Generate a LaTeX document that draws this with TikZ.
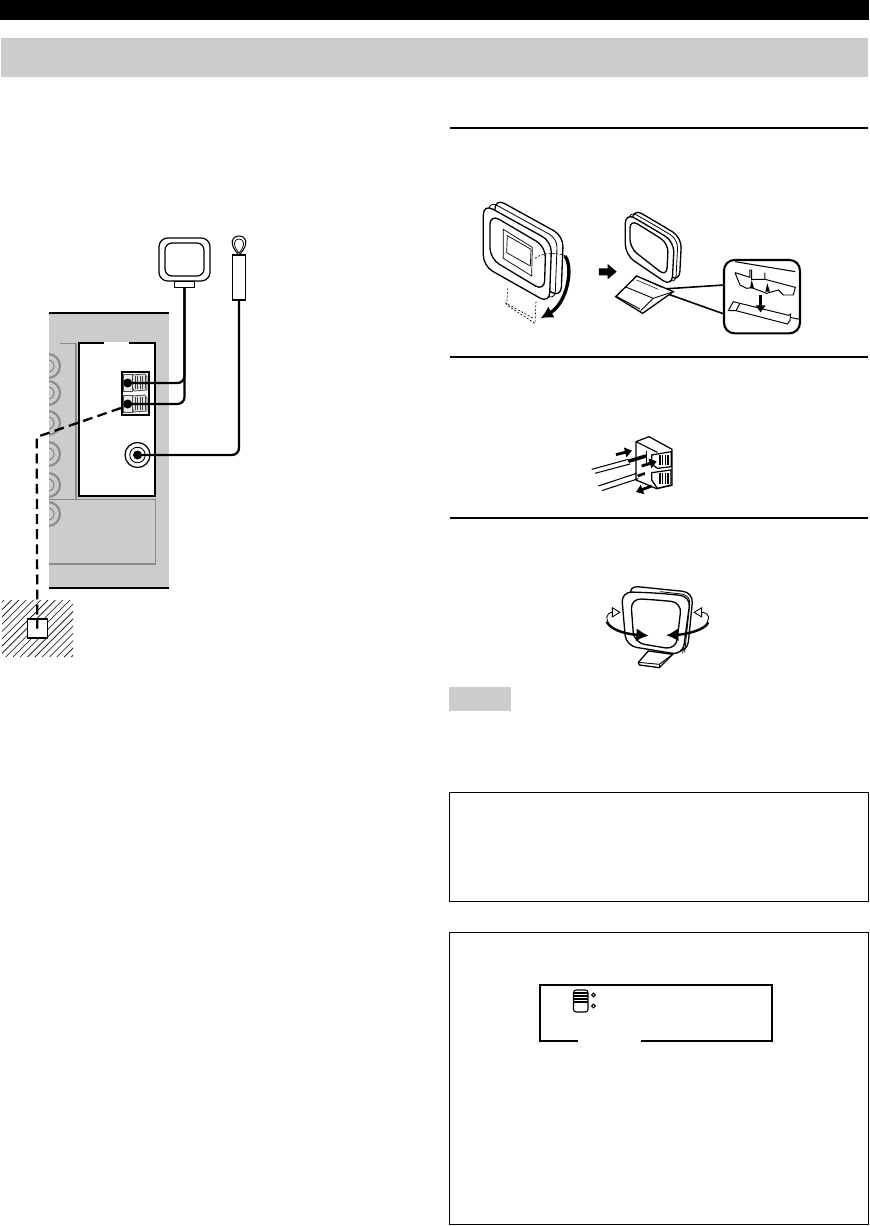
\documentclass[tikz,border=0pt]{standalone}
\usepackage{amsmath,amssymb}
\usetikzlibrary{positioning}
\usetikzlibrary{arrows.meta}
\usetikzlibrary{shapes.geometric}
\definecolor{panelgray}{HTML}{CCCCCC}
\definecolor{edgegray}{HTML}{8C8C8C}

\begin{document}
\begin{tikzpicture}[
      x=0.02cm,y=-0.02cm,
      rulebar/.style={line width=1.1pt,black},
      thinbox/.style={draw=black,line width=0.55pt,fill=white},
      wire/.style={line width=1.3pt,rounded corners=4pt},
      plug/.style={draw=black,fill=white,line width=0.6pt,inner sep=0pt},
      jackring/.style={draw=edgegray,line width=1.2pt},
      hatchline/.style={line width=0.35pt},
      dashlead/.style={line width=1.3pt,dash pattern=on 5.6pt off 3pt},
      loopline/.style={line width=0.75pt,rounded corners=6pt,fill=white},
      loopthin/.style={line width=0.45pt,rounded corners=5pt},
      dashfine/.style={line width=0.35pt,dash pattern=on 1.2pt off 0.9pt},
      bigarrow/.style={line width=1.4pt,-{Latex[length=7pt,width=7.5pt]}},
      blockarrow/.style={line width=1.6pt,-{Triangle[length=4pt,width=5.5pt]}},
      openarrow/.style={line width=0.5pt,-{Triangle[open,fill=white,length=5pt,width=6pt]}},
    ]
    \useasboundingbox (0,0) rectangle (869,1226);

    \fill[black] (0,0) rectangle (869,20);
    \fill[panelgray] (1,38) rectangle (868,77);

    \draw[rulebar] (450,128) -- (868,128);
    \draw[rulebar] (450,357) -- (868,357);
    \draw[rulebar] (450,518) -- (868,518);

    \fill[panelgray] (49,313) rectangle (169,588);
    \draw[line width=0.6pt] (49,313) -- (169,313);
    \draw[line width=1.3pt] (49,588) -- (169,588);

    \foreach \jy in {366,393,423,454,485,514} {
        \begin{scope}
            \clip (49,\jy-15) rectangle (70,\jy+15);
            \draw[jackring] (48,\jy) circle (12);
            \draw[jackring,line width=0.7pt] (48,\jy) circle (6);
        \end{scope}
    }
    \draw[edgegray,line width=0.7pt] (60,343.5) -- (76,343.5) -- (76,499.5);
    \draw[edgegray,line width=0.7pt] (49,499.5) -- (155.5,499.5) -- (155.5,564) -- (49,564);
    \filldraw[fill=white,draw=black,line width=0.7pt] (79,343) rectangle (155,496);
    \draw[white,line width=1pt] (104,343) -- (129,343);

    \node[draw=black,fill=white,line width=1.3pt,inner sep=0pt,minimum width=0.54cm,minimum height=0.85cm] (termblock) at (135.5,393.5) {};
    \foreach \ly/\lname in {383/upper,404/lower} {
        \draw[black!75,line width=0.45pt,fill=panelgray!60] (132,\ly-8) -- (145,\ly-9) -- (147,\ly-6) -- (147,\ly+7) -- (134,\ly+8) -- (132,\ly+3) -- cycle;
        \foreach \hx in {135,137.5,...,145} {
            \draw[black!75,line width=0.4pt] (\hx,\ly-7) -- (\hx,\ly+6);
        }
        \draw[black!70,line width=0.5pt,fill=panelgray!40] (123,\ly-9) rectangle (132,\ly+8);
        \node[circle,fill=black,inner sep=0pt,minimum size=0.18cm] (screw\lname) at (127.7,\ly) {};
    }

    \filldraw[fill=white,line width=0.7pt,rounded corners=5pt] (159,238) rectangle (210,281);
    \draw[line width=0.7pt,rounded corners=4pt] (165,243) rectangle (204,276);
    \node[plug,minimum width=0.4cm,minimum height=0.12cm] (amfoot) at (184.5,284.5) {};

    \draw[line width=0.6pt] (239,255) .. controls (228,244) and (232,236) .. (239,236) .. controls (246,236) and (250,244) .. (239,255);
    \draw[line width=0.4pt] (239,253) .. controls (232,245) and (234,239) .. (239,239) .. controls (244,239) and (246,245) .. (239,253);
    \node[plug,minimum width=0.25cm,minimum height=0.9cm] (fmbody) at (239,277.5) {};

    \node[circle,draw=black,fill=white,line width=0.7pt,inner sep=0pt,minimum size=0.5cm] (fmjack) at (137.5,455) {};
    \node[circle,draw=black,line width=0.5pt,inner sep=0pt,minimum size=0.31cm] (fmjackin) at (fmjack.center) {};
    \node[circle,fill=black,inner sep=0pt,minimum size=0.18cm] (fmjackpin) at (fmjack.center) {};

    \draw[wire] (amfoot.south) |- (screwupper.center);
    \draw[wire] (amfoot.south) |- (screwlower.center);
    \draw[wire] (fmbody.south) |- (fmjackpin.center);

    \begin{scope}
        \clip (2,600) rectangle (73,657);
        \foreach \k in {-60,-52.7,...,80} {
            \draw[hatchline] (\k,657) -- (\k+57,600);
        }
    \end{scope}
    \node[plug,minimum width=0.41cm,minimum height=0.38cm] (groundbox) at (37.3,628.5) {};
    \coordinate (dashstart) at (121,408);
    \coordinate (dashknee) at (36.7,437);
    \draw[dashlead] (dashstart) -- (dashknee) -- (groundbox.center);

    \begin{scope}[shift={(450,190)},scale=0.3333]
        \draw[loopline] (235,80) -- (340,138) -- (333,323) -- (135,211) -- (135,25) -- cycle;
        \draw[loopthin] (217,88) -- (322,146) -- (315,331) -- (117,219) -- (117,33) -- cycle;
        \draw[loopline] (200,97) -- (305,155) -- (298,340) -- (100,228) -- (100,42) -- cycle;
        \draw[loopline] (200,119) -- (287,170) -- (283,304) -- (120,206) -- (120,72) -- cycle;
        \draw[line width=0.4pt] (160,118) -- (247,172) -- (245,258) -- (160,205) -- cycle;
        \draw[line width=0.4pt] (172,137) -- (243,178) -- (241,228) -- (170,188) -- cycle;
        \draw[dashfine] (173,295) -- (170,345) -- (255,400) -- (258,335);
        \draw[dashfine] (165,338) -- (250,385);
        \draw[dashfine] (255,205) .. controls (270,190) and (320,185) .. (345,197);
        \draw[bigarrow,line width=1.9pt] (345,198) .. controls (372,235) and (350,340) .. (272,385);

        \fill (447,235) -- (473,235) -- (473,222) -- (500,245) -- (473,268) -- (473,256) -- (447,256) -- cycle;

        \draw[line width=0.9pt] (625,298) -- (822,285);
        \draw[line width=0.9pt] (625,302) -- (822,372);

        \draw[line width=0.75pt,fill=white] (497,320) -- (560,258) -- (670,305) -- (578,370) -- cycle;
        \draw[line width=0.5pt] (525,290) -- (610,325) -- (670,305);
        \draw[line width=0.5pt] (497,318) -- (570,357);
        \draw[line width=0.5pt] (610,325) -- (572,362);
        \draw[line width=0.3pt] (560,270) -- (625,298);
        \draw[line width=0.3pt] (575,265) -- (635,292);

        \draw[loopline] (622,98) -- (695,142) -- (688,277) -- (548,182) -- (548,55) -- cycle;
        \draw[loopthin] (611,104) -- (684,148) -- (677,284) -- (537,189) -- (537,62) -- cycle;
        \draw[loopline] (600,111) -- (673,155) -- (666,290) -- (526,195) -- (526,68) -- cycle;
        \draw[loopline,rounded corners=5pt] (600,125) -- (655,160) -- (650,260) -- (540,174) -- (540,88) -- cycle;

        \filldraw[fill=white,line width=1.2pt,rounded corners=6pt] (822,210) rectangle (1050,430);
        \draw[line width=0.6pt] (855,215) -- (1036,245);
        \draw[line width=0.55pt] (855,248) -- (870,285) -- (890,295) -- (905,293) -- (950,310) -- (985,300) -- (1000,315) -- (1030,315) -- (1036,292) -- (960,272) -- (945,268) -- (945,248);
        \draw[line width=0.55pt] (855,248) -- (900,262) -- (900,240) -- (905,240) -- (905,268) -- (945,268);
        \fill (905,270) -- (900,295) -- (912,295) -- cycle;
        \fill (952,280) -- (946,305) -- (960,305) -- cycle;
        \draw[blockarrow] (932,315) -- (932,367);
        \draw[line width=0.55pt] (835,362) -- (850,335) -- (870,340) -- (1016,376) -- (1022,372) -- (1020,392) -- (1012,402) -- (858,362) -- cycle;
        \draw[line width=0.55pt] (858,362) -- (870,340);
        \draw[line width=0.55pt] (1020,382) -- (1048,388);
    \end{scope}

    \begin{scope}[shift={(570,420)},scale=0.3333]
        \draw[line width=0.7pt,fill=white] (198,65) -- (237,50) -- (306,88) -- (306,196) -- (260,206) -- (198,180) -- cycle;
        \draw[line width=0.6pt] (198,65) -- (262,97);
        \draw[line width=0.6pt] (230,92) -- (230,130);
        \draw[line width=0.7pt] (245,105) -- (304,95) -- (304,140) -- (262,145) -- (245,132) -- cycle;
        \draw[line width=0.7pt,fill=white] (245,158) -- (303,150) -- (303,195) -- (262,205) -- (245,180) -- cycle;
        \foreach \hx in {270,278,...,298} {
            \draw[line width=0.6pt] (\hx,104) -- (\hx,136);
            \draw[line width=0.6pt] (\hx,160) -- (\hx,192);
        }
        \draw[line width=0.6pt] (65,148) -- (175,118);
        \draw[line width=0.6pt] (75,160) -- (180,132);
        \draw[line width=2pt] (175,124) -- (228,108);
        \draw[line width=0.6pt] (85,198) -- (200,160);
        \draw[line width=0.6pt] (95,212) -- (205,176);
        \draw[line width=1.5pt] (203,168) -- (225,160);
        \draw[blockarrow] (138,104) -- (186,92);
        \draw[blockarrow] (215,138) -- (260,124);
        \draw[blockarrow] (245,198) -- (198,216);
    \end{scope}

    \begin{scope}[shift={(580,575)},scale=0.3333]
        \draw[line width=0.75pt,fill=white] (175,262) -- (205,228) -- (278,238) -- (238,278) -- (178,270) -- cycle;
        \draw[line width=0.5pt] (175,262) -- (238,268) -- (278,238);
        \draw[line width=0.5pt] (238,268) -- (238,278);
        \draw[loopline] (240,42) -- (340,52) -- (322,232) -- (200,218) -- (143,32) -- cycle;
        \draw[loopthin] (240,50) -- (332,60) -- (314,232);
        \draw[loopthin] (240,56) -- (326,68) -- (308,236);
        \draw[loopline] (230,54) -- (332,64) -- (308,240) -- (138,212) -- (124,50) -- cycle;
        \draw[loopline] (230,75) -- (305,82) -- (288,224) -- (162,203) -- (152,70) -- cycle;
        \draw[bigarrow] (80,140) .. controls (95,170) and (150,178) .. (206,182);
        \draw[bigarrow] (385,142) .. controls (375,165) and (320,178) .. (258,181);
        \draw[openarrow] (84,142) .. controls (72,115) and (95,112) .. (122,112);
        \draw[openarrow] (382,140) .. controls (395,115) and (370,112) .. (340,112);
    \end{scope}

    \fill[panelgray] (449,687) rectangle (511,711);

    \draw[thinbox] (449,792) rectangle (868,901);
    \draw[thinbox] (449,932) rectangle (868,1224);

    \draw[line width=1.1pt] (578,1041) -- (540,1041) -- (540,985) -- (772,985) -- (772,1041) -- (641,1041);
    \draw[line width=0.6pt,rounded corners=1.5pt] (573.5,990) rectangle (588,1012);
    \foreach \iy in {993,996,999,1002} {
        \draw[line width=0.6pt] (574,\iy) -- (587.5,\iy);
    }
    \foreach \dy in {995,1006} {
        \node[diamond,draw=black,line width=0.6pt,inner sep=0pt,minimum size=0.08cm] (mark\dy) at (593.5,\dy) {};
    }
\end{tikzpicture}
\end{document}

----------------

Only the lines from the top of the data through the line with "(1,38) rectangle (868,77);" should be quoted, exactly and with both ends kept; skip the pictures.

**Expected output:**
Generate a LaTeX document that draws this with TikZ.
\documentclass[tikz,border=0pt]{standalone}
\usepackage{amsmath,amssymb}
\usetikzlibrary{positioning}
\usetikzlibrary{arrows.meta}
\usetikzlibrary{shapes.geometric}
\definecolor{panelgray}{HTML}{CCCCCC}
\definecolor{edgegray}{HTML}{8C8C8C}

\begin{document}
\begin{tikzpicture}[
      x=0.02cm,y=-0.02cm,
      rulebar/.style={line width=1.1pt,black},
      thinbox/.style={draw=black,line width=0.55pt,fill=white},
      wire/.style={line width=1.3pt,rounded corners=4pt},
      plug/.style={draw=black,fill=white,line width=0.6pt,inner sep=0pt},
      jackring/.style={draw=edgegray,line width=1.2pt},
      hatchline/.style={line width=0.35pt},
      dashlead/.style={line width=1.3pt,dash pattern=on 5.6pt off 3pt},
      loopline/.style={line width=0.75pt,rounded corners=6pt,fill=white},
      loopthin/.style={line width=0.45pt,rounded corners=5pt},
      dashfine/.style={line width=0.35pt,dash pattern=on 1.2pt off 0.9pt},
      bigarrow/.style={line width=1.4pt,-{Latex[length=7pt,width=7.5pt]}},
      blockarrow/.style={line width=1.6pt,-{Triangle[length=4pt,width=5.5pt]}},
      openarrow/.style={line width=0.5pt,-{Triangle[open,fill=white,length=5pt,width=6pt]}},
    ]
    \useasboundingbox (0,0) rectangle (869,1226);

    \fill[black] (0,0) rectangle (869,20);
    \fill[panelgray] (1,38) rectangle (868,77);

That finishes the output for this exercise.